The Boston Police Department has identified the fan as Cole Buckley, 21, of Braintree, Massachusetts. Buckley has been banned indefinitely from attending events at the Celtics arena, TD Garden. Cole pleaded not guilty to the charges Wednesday and was released after posting a $500 bond.
As Irving left the court following the Nets’ 141-126 victory over the Celtics, he was nearly hit by the water bottle. Later, witnesses told police the bottle grazed the 29-year-old superstar’s head. After the game, Irving said the incident was an example of “underlying racism,” and Rachael Rollins, the Suffolk County district attorney, seemed to agree Wednesday: “It is not lost on me that he chose to do this in a sport that is overwhelmingly Black men. We are not going to allow this trend to continue.”
But the incident led fans to question, was it really assault and is a water bottle a deadly weapon?
Massachusetts defines a dangerous weapon as “any instrument or instrumentality so constructed or so used as to be likely to produce death or great bodily harm.” Mary D. Fan, a law professor at the University of Washington, said Massachusetts is just one of many places with similar laws.
“If you are throwing something that’s heavy, that’s full, that is basically like throwing a rock or brick at someone’s head. That could be a deadly weapon in that context,” Fan said.

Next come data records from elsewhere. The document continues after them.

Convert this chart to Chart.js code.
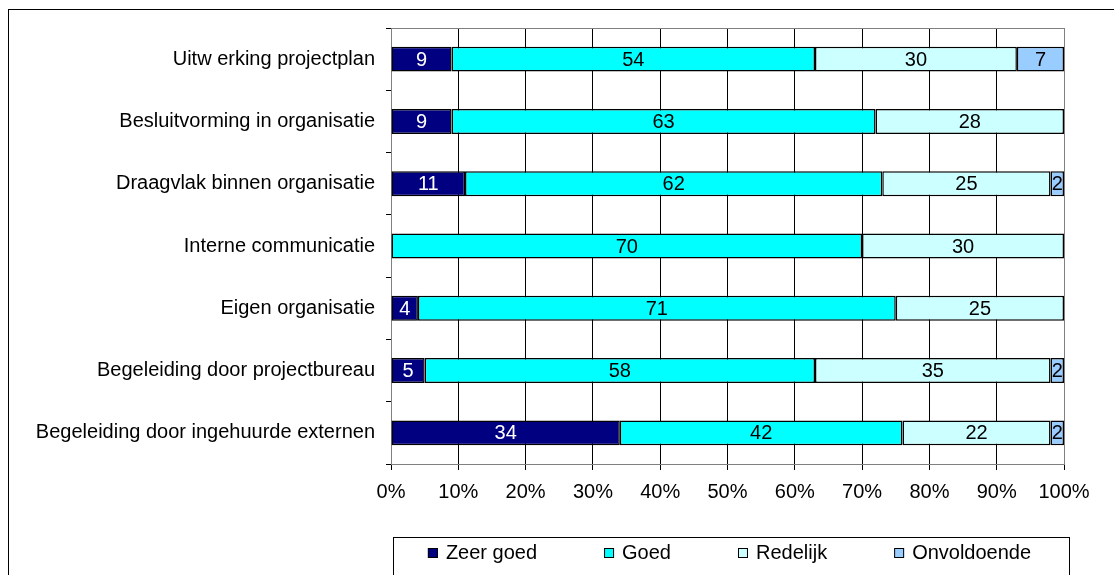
<!DOCTYPE html>
<html>
<head>
<meta charset="utf-8">
<script src="https://cdn.jsdelivr.net/npm/chart.js@4"></script>
<style>
  html, body { margin: 0; padding: 0; background: #fff; overflow: hidden; }
  #wrap { position: relative; width: 1114px; height: 575px; }
  #frame { position: absolute; left: 8px; top: 9px; width: 1200px; height: 700px; border: 1px solid #000; }
  canvas { position: absolute; left: 0; top: 0; }
</style>
</head>
<body>
<div id="wrap">
  <div id="frame"></div>
  <canvas id="chart" width="1114" height="575"></canvas>
</div>
<script>
// ---- Data ----
const categories = [
  'Uitw erking projectplan',
  'Besluitvorming in organisatie',
  'Draagvlak binnen organisatie',
  'Interne communicatie',
  'Eigen organisatie',
  'Begeleiding door projectbureau',
  'Begeleiding door ingehuurde externen'
];
const seriesNames = ['Zeer goed', 'Goed', 'Redelijk', 'Onvoldoende'];
const zeerGoed    = [9, 9, 11, 0, 4, 5, 34];
const goed        = [54, 63, 62, 70, 71, 58, 42];
const redelijk    = [30, 28, 25, 30, 25, 35, 22];
const onvoldoende = [7, 0, 2, 0, 0, 2, 2];
const xTicks = [0, 10, 20, 30, 40, 50, 60, 70, 80, 90, 100];

const colors = ['#000080', '#00FFFF', '#CCFFFF', '#99CCFF'];
const labelColors = ['#FFFFFF', '#000000', '#000000', '#000000'];
const FONT = '"Liberation Sans", Arial, sans-serif';

const datasets = [zeerGoed, goed, redelijk, onvoldoende].map((vals, i) => ({
  label: seriesNames[i],
  data: vals.map(v => v === 0 ? null : v),
  backgroundColor: colors[i],
  borderColor: '#000000',
  borderWidth: 1.5,
  borderSkipped: false,
  barPercentage: 0.4,
  categoryPercentage: 1.0
}));

// gray plot-area border behind the bars
const plotFrame = {
  id: 'plotFrame',
  beforeDatasetsDraw(chart) {
    const { ctx, chartArea: a } = chart;
    ctx.save();
    ctx.strokeStyle = '#808080';
    ctx.lineWidth = 1;
    ctx.strokeRect(a.left + 0.5, a.top + 0.5, a.right - a.left, a.bottom - a.top);
    ctx.restore();
  }
};

// value labels in the middle of every segment
const valueLabels = {
  id: 'valueLabels',
  afterDatasetsDraw(chart) {
    const { ctx } = chart;
    ctx.save();
    ctx.font = '20px ' + FONT;
    ctx.textAlign = 'center';
    ctx.textBaseline = 'middle';
    chart.data.datasets.forEach((ds, di) => {
      const meta = chart.getDatasetMeta(di);
      meta.data.forEach((bar, i) => {
        const v = ds.data[i];
        if (v == null) return;
        const p = bar.getProps(['x', 'y', 'base'], true);
        ctx.fillStyle = labelColors[di];
        ctx.fillText(String(v), (p.x + p.base) / 2, p.y + 1);
      });
    });
    ctx.restore();
  }
};

// boxed legend under the plot
const boxLegend = {
  id: 'boxLegend',
  afterDraw(chart) {
    const { ctx, chartArea: a } = chart;
    const gap = 67, sq = 10, txtGap = 8;
    ctx.save();
    ctx.font = '20px ' + FONT;
    const widths = chart.data.datasets.map(ds => sq + txtGap + ctx.measureText(ds.label).width);
    const total = widths.reduce((s, w) => s + w, 0) + gap * (widths.length - 1);
    const cy = 553;
    let x = (a.left + a.right) / 2 + 2 - total / 2;
    ctx.strokeStyle = '#000000';
    ctx.lineWidth = 1;
    ctx.strokeRect(a.left + 2.5, 537.5, a.right - a.left + 3, 80);
    ctx.textBaseline = 'middle';
    ctx.textAlign = 'left';
    chart.data.datasets.forEach((ds, i) => {
      ctx.fillStyle = ds.backgroundColor;
      ctx.fillRect(x, cy - sq / 2, sq, sq);
      ctx.strokeRect(x + 0.5, cy - sq / 2 + 0.5, sq - 1, sq - 1);
      ctx.fillStyle = '#000000';
      ctx.fillText(ds.label, x + sq + txtGap, cy);
      x += widths[i] + gap;
    });
    ctx.restore();
  }
};

new Chart(document.getElementById('chart'), {
  type: 'bar',
  data: { labels: categories, datasets },
  options: {
    indexAxis: 'y',
    responsive: false,
    animation: false,
    layout: { padding: { left: 0, top: 28, right: 50, bottom: 0 } },
    plugins: {
      legend: { display: false },
      tooltip: { enabled: false }
    },
    scales: {
      x: {
        stacked: true,
        min: 0,
        max: 100,
        afterFit(scale) { scale.height = 111; },
        afterBuildTicks(scale) { scale.ticks = xTicks.map(v => ({ value: v })); },
        ticks: {
          color: '#000000',
          font: { family: FONT, size: 20 },
          padding: 10,
          callback: v => v + '%'
        },
        grid: { color: '#000000', lineWidth: 1, tickLength: 6, drawTicks: true },
        border: { display: false }
      },
      y: {
        stacked: true,
        afterFit(scale) { scale.width = 391; },
        ticks: {
          color: '#000000',
          font: { family: FONT, size: 20 },
          padding: 11
        },
        grid: { offset: true, drawOnChartArea: false, color: '#000000', tickLength: 5 },
        border: { display: true, color: '#000000', width: 1 }
      }
    }
  },
  plugins: [plotFrame, valueLabels, boxLegend]
});
</script>
</body>
</html>
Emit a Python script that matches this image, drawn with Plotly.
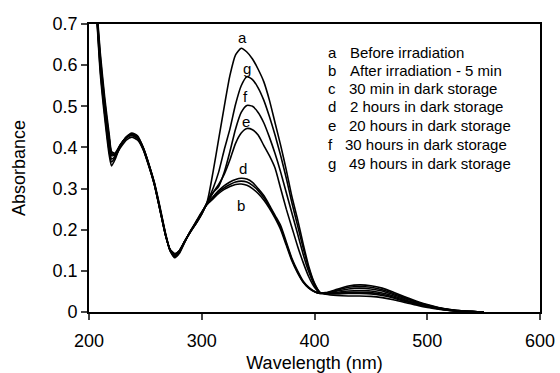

“They’re not specific to the type of projectile that’s thrown at someone,” she added. “It’s just an instrument that is likely to produce bodily injury, great bodily harm, or death. That could be a range of projectiles, depending on the circumstance. It’s not like a water bottle specific situation, what you’re having here is these open textured definitions of what can count as a dangerous or deadly weapon.”
David Harris, a law professor at the University of Pittsburgh, said he understands why people feel surprised by the charge and that it may seem like an “act of utter stupidity” but it’s more about sending an overall message to other fans. “The next person who decides to do something like that could be holding something else,” Harris said. “You don’t get to do this. This is not part of buying a ticket.”
Buckley, a student at the University of Rhode Island, will be back in court for a pre-trial hearing on August 5.
Matthew J. Kidd, a Boston-area lawyer, says there are three elements to prove Buckely is guilty of the charges. “The first is the defendant had to touch the person or touch them with an object in this case,” Kidd said. “The second is the person intended to touch them and the third element is the touching was done with a dangerous weapon — in this case, a plastic bottle.”
Last year, when protests against police violence and racial inequality swept the country, several people were arrested for allegedly throwing water bottles at police. In Pittsburgh, two women were accused of throwing bottles at cops. And in Iowa, two men were accused of throwing water bottles at random people after leaving events in Iowa City.
The main difference between the incident with the fan and the protests? The person on the receiving end. “If the target is a police officer, sometimes state statutes have specific aggravating circumstances of using a weapon or assaulting a police officer,” Harris said. “Kyrie Irving, no matter what he is, is not a cop. So, before anybody runs off saying this is the criminalization of water bottles —nobody’s saying that — it’s the use of this particular object as a weapon.”